STATED GOAL:
Locate each line below that includes "matplotlib" and reproduce it.

Entries with chart source code:
+ + +
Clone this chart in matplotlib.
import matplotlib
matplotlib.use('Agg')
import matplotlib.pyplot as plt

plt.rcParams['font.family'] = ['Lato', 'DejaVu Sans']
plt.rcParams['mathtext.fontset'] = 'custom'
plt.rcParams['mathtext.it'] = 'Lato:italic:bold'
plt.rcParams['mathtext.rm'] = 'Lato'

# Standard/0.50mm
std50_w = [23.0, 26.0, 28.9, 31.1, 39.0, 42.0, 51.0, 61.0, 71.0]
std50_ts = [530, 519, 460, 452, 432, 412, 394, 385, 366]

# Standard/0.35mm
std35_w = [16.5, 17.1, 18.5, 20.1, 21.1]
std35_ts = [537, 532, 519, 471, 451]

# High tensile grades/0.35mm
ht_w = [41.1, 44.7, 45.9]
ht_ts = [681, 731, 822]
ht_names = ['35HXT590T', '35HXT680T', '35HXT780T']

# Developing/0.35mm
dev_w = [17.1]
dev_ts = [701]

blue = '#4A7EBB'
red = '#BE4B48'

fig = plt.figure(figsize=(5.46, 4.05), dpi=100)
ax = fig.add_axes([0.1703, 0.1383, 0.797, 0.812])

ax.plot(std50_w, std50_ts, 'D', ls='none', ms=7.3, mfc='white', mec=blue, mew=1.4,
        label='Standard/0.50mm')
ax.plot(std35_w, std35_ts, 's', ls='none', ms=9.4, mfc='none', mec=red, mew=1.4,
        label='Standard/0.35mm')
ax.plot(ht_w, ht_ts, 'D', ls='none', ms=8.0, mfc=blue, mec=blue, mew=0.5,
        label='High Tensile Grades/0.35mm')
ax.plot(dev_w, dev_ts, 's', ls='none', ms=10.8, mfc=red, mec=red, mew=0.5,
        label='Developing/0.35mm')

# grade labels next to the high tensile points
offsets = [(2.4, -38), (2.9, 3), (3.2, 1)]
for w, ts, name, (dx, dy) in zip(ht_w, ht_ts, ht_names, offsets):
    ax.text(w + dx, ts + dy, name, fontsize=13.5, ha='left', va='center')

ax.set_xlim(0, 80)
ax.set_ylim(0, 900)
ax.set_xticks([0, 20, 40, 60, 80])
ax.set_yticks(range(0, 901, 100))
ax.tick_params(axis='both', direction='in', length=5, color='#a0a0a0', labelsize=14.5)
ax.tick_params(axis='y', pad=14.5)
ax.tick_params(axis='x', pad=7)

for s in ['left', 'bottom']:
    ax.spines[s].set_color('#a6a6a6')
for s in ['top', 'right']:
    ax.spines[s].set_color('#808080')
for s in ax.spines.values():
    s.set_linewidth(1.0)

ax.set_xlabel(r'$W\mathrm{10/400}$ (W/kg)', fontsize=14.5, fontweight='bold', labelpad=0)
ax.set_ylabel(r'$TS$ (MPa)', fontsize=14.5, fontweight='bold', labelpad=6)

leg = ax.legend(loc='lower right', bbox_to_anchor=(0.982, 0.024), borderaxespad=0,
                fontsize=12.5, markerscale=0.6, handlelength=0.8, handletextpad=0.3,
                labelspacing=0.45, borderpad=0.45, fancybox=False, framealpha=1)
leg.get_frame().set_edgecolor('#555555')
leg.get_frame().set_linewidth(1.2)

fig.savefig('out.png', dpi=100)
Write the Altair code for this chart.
+ + +
COMPLETED EXERCISE:
Clone this chart in matplotlib.
import matplotlib
matplotlib.use('Agg')
import matplotlib.pyplot as plt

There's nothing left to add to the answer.